**Excerpted data**.
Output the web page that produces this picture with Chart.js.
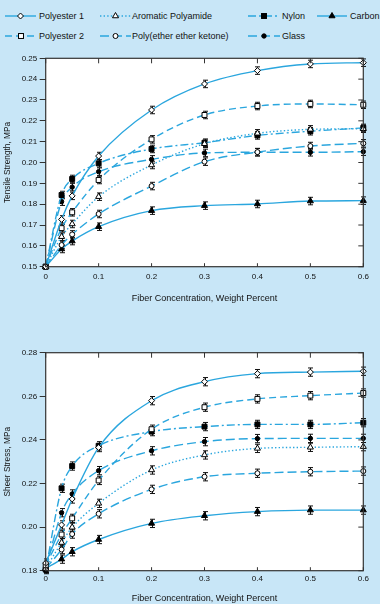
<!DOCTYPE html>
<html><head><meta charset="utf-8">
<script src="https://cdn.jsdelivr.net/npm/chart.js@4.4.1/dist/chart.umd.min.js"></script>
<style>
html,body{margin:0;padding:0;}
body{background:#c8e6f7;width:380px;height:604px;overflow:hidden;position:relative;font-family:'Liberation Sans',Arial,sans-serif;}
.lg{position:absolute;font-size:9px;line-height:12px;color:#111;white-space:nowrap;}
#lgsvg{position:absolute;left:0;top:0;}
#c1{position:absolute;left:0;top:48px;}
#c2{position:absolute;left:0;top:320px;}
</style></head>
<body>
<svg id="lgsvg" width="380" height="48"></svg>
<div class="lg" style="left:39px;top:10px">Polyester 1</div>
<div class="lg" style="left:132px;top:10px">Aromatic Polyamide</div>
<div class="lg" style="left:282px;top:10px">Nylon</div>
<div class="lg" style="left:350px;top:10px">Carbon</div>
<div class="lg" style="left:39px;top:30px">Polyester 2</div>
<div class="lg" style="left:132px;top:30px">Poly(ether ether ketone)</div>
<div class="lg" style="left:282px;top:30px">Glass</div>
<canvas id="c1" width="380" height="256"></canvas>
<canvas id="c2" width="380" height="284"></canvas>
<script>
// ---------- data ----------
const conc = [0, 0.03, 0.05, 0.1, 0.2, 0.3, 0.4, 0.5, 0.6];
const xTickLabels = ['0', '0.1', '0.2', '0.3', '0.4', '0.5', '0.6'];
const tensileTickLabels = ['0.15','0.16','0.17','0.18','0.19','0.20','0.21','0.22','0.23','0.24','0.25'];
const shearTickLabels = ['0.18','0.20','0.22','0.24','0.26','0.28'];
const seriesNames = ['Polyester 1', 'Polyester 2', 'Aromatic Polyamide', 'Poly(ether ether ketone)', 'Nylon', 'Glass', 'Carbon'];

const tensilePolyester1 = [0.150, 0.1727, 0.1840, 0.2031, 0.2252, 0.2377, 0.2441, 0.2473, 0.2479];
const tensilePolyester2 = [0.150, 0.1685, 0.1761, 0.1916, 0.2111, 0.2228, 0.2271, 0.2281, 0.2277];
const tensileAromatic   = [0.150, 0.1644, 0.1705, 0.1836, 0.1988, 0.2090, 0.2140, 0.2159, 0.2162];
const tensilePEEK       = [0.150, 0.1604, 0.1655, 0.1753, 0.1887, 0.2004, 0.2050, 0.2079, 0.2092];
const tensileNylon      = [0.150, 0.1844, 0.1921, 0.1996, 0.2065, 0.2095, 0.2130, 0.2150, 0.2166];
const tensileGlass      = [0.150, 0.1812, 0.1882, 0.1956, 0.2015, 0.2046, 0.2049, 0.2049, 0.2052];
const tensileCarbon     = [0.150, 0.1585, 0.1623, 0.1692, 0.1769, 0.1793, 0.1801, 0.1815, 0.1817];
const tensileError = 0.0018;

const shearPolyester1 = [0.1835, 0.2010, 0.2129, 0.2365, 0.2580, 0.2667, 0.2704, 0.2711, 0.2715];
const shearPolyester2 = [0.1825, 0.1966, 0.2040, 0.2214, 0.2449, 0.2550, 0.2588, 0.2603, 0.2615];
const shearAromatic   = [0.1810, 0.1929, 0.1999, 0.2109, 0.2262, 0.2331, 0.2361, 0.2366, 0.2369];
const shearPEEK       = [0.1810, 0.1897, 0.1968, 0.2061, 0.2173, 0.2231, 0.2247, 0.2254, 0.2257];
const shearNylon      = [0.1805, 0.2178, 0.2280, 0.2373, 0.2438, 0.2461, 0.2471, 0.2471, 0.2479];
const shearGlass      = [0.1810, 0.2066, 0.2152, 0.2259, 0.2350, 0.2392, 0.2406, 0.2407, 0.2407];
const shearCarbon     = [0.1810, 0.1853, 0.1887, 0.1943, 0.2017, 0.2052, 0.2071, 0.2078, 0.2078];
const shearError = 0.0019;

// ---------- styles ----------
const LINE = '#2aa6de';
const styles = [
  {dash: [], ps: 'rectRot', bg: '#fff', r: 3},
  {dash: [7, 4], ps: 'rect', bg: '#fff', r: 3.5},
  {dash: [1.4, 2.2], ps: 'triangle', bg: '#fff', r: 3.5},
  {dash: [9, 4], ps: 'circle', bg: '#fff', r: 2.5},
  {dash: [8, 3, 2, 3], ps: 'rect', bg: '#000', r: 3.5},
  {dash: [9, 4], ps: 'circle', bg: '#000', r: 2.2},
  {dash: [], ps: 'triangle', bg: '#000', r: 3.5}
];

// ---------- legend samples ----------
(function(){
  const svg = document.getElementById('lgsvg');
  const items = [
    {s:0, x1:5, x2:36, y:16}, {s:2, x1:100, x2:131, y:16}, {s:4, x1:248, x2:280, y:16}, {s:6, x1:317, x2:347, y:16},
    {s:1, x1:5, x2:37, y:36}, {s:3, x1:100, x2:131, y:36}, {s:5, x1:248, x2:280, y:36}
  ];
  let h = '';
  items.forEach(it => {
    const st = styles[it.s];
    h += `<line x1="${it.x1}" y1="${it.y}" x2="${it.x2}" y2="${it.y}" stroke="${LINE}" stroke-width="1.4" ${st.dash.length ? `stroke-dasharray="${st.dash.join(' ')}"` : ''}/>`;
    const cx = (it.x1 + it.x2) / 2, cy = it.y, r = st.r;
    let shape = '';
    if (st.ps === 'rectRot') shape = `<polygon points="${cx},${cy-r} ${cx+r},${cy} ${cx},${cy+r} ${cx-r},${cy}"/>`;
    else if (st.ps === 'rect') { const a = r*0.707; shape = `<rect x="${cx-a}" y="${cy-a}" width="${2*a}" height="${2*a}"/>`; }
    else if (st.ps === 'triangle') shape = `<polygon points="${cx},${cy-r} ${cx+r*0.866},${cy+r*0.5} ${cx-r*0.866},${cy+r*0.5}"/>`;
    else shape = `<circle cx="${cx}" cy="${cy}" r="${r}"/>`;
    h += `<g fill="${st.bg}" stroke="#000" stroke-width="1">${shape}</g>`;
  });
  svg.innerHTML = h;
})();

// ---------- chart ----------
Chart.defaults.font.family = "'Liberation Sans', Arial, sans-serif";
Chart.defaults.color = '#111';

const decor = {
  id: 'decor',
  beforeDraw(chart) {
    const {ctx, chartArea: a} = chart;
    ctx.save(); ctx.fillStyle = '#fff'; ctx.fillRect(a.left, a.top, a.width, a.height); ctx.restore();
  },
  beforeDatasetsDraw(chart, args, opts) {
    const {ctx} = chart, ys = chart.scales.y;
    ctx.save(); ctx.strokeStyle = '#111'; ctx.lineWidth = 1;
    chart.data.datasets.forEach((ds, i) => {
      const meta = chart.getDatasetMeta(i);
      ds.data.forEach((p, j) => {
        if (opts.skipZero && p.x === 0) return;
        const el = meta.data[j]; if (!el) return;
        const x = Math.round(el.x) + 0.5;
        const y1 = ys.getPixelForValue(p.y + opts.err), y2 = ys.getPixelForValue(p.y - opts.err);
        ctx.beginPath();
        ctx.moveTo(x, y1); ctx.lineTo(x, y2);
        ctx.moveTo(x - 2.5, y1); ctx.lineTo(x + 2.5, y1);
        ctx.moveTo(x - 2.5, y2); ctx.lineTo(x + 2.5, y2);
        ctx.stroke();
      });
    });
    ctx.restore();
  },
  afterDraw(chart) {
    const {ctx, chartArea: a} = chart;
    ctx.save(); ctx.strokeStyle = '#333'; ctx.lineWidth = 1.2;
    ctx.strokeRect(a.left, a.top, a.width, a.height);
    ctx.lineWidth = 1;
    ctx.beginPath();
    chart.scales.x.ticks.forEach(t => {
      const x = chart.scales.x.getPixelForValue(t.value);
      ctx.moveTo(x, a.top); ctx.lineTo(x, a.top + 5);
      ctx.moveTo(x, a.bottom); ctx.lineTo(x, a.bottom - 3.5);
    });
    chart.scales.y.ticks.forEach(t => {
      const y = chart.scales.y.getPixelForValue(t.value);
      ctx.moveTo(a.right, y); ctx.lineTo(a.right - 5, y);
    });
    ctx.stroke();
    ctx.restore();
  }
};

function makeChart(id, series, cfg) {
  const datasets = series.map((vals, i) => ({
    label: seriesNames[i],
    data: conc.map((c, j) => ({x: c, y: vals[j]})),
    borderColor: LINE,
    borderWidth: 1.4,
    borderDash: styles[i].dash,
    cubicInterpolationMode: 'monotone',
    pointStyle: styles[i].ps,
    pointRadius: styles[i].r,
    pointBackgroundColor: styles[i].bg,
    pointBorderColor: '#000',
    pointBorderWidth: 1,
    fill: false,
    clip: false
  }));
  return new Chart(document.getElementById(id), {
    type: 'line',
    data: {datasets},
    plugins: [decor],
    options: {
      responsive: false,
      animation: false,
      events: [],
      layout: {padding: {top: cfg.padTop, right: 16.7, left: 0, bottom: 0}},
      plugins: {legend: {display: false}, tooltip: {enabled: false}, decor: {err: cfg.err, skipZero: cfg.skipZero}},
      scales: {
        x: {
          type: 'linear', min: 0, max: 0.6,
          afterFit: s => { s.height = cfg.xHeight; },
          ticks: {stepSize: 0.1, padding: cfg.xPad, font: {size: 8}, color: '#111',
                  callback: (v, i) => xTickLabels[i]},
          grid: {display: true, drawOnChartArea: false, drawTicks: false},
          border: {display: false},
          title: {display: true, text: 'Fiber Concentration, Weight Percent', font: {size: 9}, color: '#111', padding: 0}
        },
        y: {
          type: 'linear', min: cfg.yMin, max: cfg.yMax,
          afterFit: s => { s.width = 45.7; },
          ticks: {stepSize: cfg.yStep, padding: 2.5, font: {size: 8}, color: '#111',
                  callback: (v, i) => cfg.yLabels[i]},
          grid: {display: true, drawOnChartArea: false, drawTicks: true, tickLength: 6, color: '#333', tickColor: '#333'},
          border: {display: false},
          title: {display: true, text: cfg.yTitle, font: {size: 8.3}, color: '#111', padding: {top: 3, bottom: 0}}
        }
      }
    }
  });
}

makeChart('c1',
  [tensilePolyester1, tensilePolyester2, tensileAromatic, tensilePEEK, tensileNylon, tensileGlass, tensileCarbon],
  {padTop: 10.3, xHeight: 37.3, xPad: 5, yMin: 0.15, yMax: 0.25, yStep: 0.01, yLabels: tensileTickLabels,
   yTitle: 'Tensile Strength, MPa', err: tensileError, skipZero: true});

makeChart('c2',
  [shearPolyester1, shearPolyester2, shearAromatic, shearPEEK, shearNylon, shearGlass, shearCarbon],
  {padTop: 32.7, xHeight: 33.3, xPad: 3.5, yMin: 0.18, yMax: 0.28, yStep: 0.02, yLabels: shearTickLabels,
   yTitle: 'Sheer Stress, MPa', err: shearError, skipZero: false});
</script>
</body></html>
---
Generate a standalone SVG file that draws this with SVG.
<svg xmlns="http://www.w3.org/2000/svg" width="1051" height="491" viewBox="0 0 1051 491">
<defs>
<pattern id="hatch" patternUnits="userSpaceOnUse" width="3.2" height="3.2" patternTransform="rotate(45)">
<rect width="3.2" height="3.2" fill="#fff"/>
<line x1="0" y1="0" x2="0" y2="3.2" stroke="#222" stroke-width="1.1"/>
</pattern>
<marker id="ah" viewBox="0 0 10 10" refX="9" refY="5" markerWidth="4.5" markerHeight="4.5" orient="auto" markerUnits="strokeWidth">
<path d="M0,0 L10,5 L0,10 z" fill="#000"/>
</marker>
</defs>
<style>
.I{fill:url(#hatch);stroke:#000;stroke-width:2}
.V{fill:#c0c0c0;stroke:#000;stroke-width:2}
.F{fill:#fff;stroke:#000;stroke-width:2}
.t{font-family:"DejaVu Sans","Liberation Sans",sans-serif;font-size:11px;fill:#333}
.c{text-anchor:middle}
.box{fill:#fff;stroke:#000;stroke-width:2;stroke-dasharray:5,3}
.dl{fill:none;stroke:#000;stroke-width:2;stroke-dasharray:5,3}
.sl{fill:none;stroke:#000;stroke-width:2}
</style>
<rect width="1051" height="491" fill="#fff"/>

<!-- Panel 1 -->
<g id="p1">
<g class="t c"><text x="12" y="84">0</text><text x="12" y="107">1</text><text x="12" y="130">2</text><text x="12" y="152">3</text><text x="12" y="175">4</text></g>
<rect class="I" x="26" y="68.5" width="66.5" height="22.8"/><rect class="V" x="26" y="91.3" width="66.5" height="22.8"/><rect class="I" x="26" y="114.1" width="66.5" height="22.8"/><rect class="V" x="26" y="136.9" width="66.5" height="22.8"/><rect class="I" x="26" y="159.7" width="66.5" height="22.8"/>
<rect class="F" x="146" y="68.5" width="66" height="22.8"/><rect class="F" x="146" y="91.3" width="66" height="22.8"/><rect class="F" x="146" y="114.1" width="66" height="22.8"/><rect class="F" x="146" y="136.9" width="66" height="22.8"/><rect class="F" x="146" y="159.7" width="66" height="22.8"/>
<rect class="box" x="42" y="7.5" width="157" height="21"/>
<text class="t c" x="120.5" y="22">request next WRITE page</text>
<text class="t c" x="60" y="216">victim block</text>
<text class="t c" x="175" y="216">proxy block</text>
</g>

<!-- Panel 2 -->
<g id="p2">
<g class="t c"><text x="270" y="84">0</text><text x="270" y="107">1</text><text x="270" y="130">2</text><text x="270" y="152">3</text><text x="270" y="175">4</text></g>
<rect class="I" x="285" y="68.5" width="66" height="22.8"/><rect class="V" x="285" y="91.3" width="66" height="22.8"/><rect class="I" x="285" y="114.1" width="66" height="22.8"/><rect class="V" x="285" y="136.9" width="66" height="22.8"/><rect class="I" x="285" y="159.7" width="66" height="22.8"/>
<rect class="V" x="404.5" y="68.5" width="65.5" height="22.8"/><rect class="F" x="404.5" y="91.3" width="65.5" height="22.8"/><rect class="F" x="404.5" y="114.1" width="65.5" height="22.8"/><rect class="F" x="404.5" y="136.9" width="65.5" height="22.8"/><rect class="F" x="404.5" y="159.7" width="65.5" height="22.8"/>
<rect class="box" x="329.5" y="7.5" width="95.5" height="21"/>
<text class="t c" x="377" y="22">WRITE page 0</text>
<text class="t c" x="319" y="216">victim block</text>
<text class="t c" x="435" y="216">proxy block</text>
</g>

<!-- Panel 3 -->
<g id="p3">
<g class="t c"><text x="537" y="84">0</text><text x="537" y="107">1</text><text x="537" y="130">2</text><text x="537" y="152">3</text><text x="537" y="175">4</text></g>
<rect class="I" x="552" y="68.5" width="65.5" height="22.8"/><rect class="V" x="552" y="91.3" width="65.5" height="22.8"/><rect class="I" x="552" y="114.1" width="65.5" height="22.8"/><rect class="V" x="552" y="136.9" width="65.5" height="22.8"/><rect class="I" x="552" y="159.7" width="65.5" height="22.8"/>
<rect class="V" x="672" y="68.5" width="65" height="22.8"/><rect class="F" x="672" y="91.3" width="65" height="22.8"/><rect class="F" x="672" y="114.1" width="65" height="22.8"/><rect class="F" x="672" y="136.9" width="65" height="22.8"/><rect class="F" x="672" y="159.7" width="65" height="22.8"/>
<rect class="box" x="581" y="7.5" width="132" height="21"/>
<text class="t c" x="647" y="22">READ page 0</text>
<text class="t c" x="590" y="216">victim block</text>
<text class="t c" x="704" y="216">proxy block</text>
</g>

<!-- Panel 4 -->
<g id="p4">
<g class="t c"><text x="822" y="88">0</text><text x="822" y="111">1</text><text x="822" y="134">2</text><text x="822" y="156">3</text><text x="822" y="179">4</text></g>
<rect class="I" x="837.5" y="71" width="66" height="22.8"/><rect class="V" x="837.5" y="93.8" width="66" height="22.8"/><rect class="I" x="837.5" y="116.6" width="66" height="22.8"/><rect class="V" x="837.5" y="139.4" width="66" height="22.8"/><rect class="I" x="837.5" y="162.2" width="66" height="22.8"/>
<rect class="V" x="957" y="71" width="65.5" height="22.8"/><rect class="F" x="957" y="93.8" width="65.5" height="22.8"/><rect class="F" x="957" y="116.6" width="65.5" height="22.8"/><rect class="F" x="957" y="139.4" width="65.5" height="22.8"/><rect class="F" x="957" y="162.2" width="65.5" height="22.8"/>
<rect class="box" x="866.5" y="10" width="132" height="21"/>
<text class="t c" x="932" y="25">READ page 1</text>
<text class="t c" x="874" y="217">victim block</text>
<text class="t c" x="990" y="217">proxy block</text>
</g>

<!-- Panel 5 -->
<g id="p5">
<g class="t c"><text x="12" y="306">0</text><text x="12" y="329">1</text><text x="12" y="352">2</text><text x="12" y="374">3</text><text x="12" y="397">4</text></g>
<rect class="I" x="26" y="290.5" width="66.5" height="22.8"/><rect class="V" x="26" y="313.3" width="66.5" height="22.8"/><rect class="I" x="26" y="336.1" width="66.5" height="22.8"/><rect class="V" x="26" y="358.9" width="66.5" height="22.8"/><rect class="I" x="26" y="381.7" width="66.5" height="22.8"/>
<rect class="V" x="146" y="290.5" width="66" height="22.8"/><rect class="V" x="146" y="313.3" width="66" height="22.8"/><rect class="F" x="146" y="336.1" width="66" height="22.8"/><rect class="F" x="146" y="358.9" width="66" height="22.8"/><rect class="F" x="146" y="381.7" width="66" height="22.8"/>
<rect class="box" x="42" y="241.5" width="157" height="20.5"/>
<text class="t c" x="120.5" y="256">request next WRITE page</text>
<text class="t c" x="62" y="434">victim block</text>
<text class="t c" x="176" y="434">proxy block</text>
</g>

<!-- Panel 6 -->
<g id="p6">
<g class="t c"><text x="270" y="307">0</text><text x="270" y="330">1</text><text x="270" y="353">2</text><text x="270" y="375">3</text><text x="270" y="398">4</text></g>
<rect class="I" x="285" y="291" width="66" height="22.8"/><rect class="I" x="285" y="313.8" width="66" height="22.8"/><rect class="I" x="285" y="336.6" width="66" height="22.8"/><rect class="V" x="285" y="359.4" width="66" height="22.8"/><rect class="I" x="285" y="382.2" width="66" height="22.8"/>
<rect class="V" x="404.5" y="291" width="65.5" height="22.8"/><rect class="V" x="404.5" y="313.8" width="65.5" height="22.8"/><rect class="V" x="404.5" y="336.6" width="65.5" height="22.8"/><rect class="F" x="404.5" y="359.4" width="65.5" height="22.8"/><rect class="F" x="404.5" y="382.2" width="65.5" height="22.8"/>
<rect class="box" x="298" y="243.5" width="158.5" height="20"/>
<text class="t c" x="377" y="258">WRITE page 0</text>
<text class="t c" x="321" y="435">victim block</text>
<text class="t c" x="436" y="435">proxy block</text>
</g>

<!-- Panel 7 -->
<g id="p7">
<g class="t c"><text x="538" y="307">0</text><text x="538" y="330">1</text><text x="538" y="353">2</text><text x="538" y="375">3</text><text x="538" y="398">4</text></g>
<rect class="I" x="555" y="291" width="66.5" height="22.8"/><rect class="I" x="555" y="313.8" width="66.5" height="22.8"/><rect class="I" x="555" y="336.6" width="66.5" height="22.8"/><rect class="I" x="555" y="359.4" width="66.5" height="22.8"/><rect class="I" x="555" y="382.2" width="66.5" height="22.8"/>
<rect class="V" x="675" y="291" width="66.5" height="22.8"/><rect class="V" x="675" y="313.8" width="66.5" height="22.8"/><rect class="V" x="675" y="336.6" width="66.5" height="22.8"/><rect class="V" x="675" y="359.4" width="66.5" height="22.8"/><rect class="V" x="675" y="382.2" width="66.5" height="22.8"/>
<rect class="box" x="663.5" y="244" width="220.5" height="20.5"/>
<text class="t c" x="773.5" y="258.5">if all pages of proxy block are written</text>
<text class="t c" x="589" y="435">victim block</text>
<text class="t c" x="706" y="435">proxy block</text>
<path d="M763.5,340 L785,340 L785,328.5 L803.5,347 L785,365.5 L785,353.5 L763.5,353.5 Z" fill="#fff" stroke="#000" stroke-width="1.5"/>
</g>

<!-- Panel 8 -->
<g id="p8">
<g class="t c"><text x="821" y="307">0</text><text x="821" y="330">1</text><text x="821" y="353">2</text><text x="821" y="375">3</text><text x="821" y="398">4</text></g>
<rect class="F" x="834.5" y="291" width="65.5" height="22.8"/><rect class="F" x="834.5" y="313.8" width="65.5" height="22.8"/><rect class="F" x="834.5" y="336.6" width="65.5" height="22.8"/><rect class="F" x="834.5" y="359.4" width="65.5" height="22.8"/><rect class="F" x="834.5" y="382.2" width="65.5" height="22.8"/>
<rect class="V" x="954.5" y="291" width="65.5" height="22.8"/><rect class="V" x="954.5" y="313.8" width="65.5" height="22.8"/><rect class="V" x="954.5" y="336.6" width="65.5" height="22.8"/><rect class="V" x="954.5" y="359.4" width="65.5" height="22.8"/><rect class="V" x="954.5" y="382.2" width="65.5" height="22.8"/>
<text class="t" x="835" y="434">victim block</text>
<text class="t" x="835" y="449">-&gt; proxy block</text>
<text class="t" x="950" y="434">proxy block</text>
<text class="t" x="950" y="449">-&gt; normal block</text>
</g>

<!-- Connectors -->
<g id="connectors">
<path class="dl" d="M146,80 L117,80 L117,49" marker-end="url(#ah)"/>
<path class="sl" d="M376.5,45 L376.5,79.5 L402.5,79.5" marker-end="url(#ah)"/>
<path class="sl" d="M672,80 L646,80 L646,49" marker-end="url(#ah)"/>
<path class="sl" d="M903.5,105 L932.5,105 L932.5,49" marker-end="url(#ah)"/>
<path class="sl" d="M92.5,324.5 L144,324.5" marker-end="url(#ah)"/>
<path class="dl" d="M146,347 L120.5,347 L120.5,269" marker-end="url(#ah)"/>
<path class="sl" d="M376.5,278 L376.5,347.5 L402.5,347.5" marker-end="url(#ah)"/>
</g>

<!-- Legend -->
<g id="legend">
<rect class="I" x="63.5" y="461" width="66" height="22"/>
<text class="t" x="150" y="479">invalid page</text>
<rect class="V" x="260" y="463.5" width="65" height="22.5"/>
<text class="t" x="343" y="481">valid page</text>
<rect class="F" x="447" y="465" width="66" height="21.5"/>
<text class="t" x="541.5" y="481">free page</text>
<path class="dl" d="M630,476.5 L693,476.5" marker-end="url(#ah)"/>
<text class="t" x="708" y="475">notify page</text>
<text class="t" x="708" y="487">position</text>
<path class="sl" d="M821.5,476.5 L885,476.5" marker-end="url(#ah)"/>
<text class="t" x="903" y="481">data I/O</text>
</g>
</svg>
* * *
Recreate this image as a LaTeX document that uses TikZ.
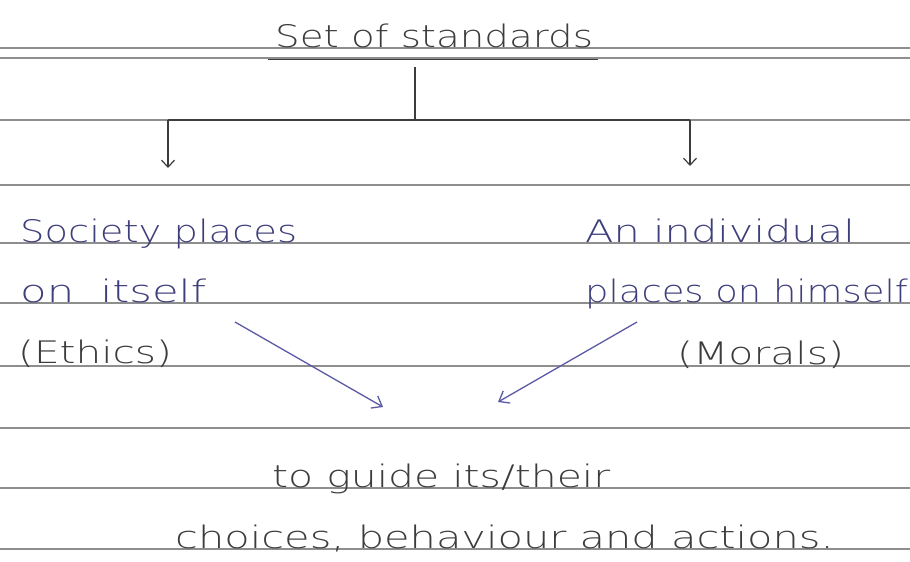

**Instruction**.
From the line containing "Output the web" through the line containing "const seriesNames = ['Polyester", copy every line above exactly, without pictures.

**Solution for this problem**.
Output the web page that produces this picture with Chart.js.
<!DOCTYPE html>
<html><head><meta charset="utf-8">
<script src="https://cdn.jsdelivr.net/npm/chart.js@4.4.1/dist/chart.umd.min.js"></script>
<style>
html,body{margin:0;padding:0;}
body{background:#c8e6f7;width:380px;height:604px;overflow:hidden;position:relative;font-family:'Liberation Sans',Arial,sans-serif;}
.lg{position:absolute;font-size:9px;line-height:12px;color:#111;white-space:nowrap;}
#lgsvg{position:absolute;left:0;top:0;}
#c1{position:absolute;left:0;top:48px;}
#c2{position:absolute;left:0;top:320px;}
</style></head>
<body>
<svg id="lgsvg" width="380" height="48"></svg>
<div class="lg" style="left:39px;top:10px">Polyester 1</div>
<div class="lg" style="left:132px;top:10px">Aromatic Polyamide</div>
<div class="lg" style="left:282px;top:10px">Nylon</div>
<div class="lg" style="left:350px;top:10px">Carbon</div>
<div class="lg" style="left:39px;top:30px">Polyester 2</div>
<div class="lg" style="left:132px;top:30px">Poly(ether ether ketone)</div>
<div class="lg" style="left:282px;top:30px">Glass</div>
<canvas id="c1" width="380" height="256"></canvas>
<canvas id="c2" width="380" height="284"></canvas>
<script>
// ---------- data ----------
const conc = [0, 0.03, 0.05, 0.1, 0.2, 0.3, 0.4, 0.5, 0.6];
const xTickLabels = ['0', '0.1', '0.2', '0.3', '0.4', '0.5', '0.6'];
const tensileTickLabels = ['0.15','0.16','0.17','0.18','0.19','0.20','0.21','0.22','0.23','0.24','0.25'];
const shearTickLabels = ['0.18','0.20','0.22','0.24','0.26','0.28'];
const seriesNames = ['Polyester 1', 'Polyester 2', 'Aromatic Polyamide', 'Poly(ether ether ketone)', 'Nylon', 'Glass', 'Carbon'];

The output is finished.